Am Dienstag, 3. Juli 2018, 19:07:02 CEST schrieb Andrzej Hajda:
On 18.06.2018 12:28, Heiko Stuebner wrote:
From: Nickey Yang nickey.yang@rock-chips.com
Allow to also drive a slave dw-mipi-dsi controller in a dual-dsi setup. This will require additional implementation-specific code to look up the slave instance and do specific setup. Also will probably need code in the specific crtcs as dual-dsi does not equal two separate dsi outputs.
To activate, the implementation-specific code should set the slave using dw_mipi_dsi_set_slave() before calling __dw_mipi_dsi_bind().
v2:
- expect real interface number of lanes
- keep links to both master and slave
I did not see the whole driver/pipeline, but it seems the point of this patch is to perform the same work on the slave as on the master in case of dual mode. I think DSI should not be a place for it, DSI masters usually are stupid devices from display stack PoV, they just convert video streams, in dual mode also. In this case the panel and/or crtc adds complications so they should be responsible for handling it. Panel should:
- register its both mipi interfaces with proper mode_flags (maybe some
dual-mode indication flags should be added if necessary),
- register drm_panel for both interfaces (it requires change in
drm_panel api), and provide video mode timings.
- in case it needs perform transfers perform it to master/slave/both
interfaces according to its needs,
I am not sure about DRM pipeline, it should model, maybe it could be done this way: CRTC -->ENCODER0(dsi master) --> CONNECTOR0 (panel interface 0) |---> ENCODER1(dsi slave) --> CONNECTOR1 (panel interface 1)
But I am not sure if it is not reserved only for mirroring.
For me more tempting solution is to create meta-encoder-connector let's call it dual-encoder (maybe it could be even generic), which is visible to userspace as single pipeline and encapsulates both dsi bridges/panel inputs. So its every callback will be translated usually to sequence of callbacks to 1st and 2nd dsi, or in case of get_modes it should return mode which represent sum of modes in both panels. Maybe it looks more complicated, but it can be more universal - you can use it with different bridges/panels even two single-panels if necessary.
Of course I do not see the whole picture, or I can be just wrong, or just freaking purist :).
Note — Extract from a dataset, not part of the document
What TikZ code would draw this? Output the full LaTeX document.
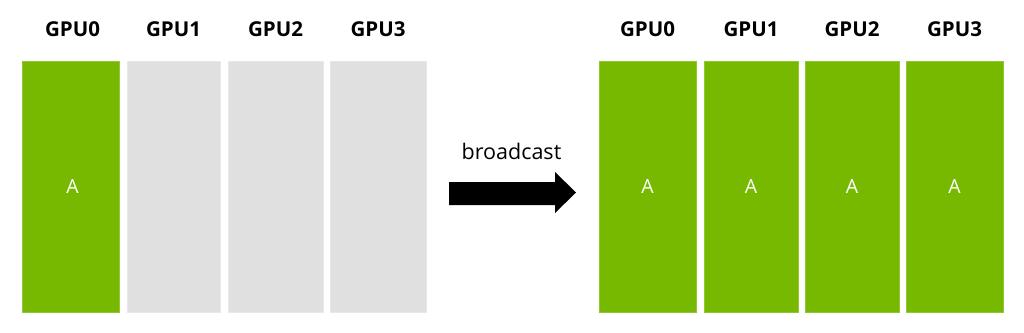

If there are arguments against my vision please provide them. I am also not strongly against your solution, I just want to show alternatives, which could be better/more generic.
I cannot really claim to know the correct way to go forward, as these drm-internals are still very much unknown land for me, but current thought points I had on this:
- strawman argument ;-) : this is the same way tegra handles dual-dsi in its ganged mode ... also with regards to panel handling With Thierry helming both panels and the tegra dual-dsi change
- while the panel may expose two DSI data interfaces, there is still only one power-sequence and also only one init-command sequence. So I don't think you can really handle a dual-dsi panels as two fully separate panels, creating instead the need for both panel-instances to work together
- Right now we have two data-points on dual-something voodoo (tegra+rockchip) So for me it sounds hard to design something generic that survives the first non-dsi use-case.
The devicetree binding (see cover-letter) should be pretty stable, as a panel like this will need to be bound to one of the two dsi controllers so nothing hinders code changes later on if the need for a more generic solution comes up.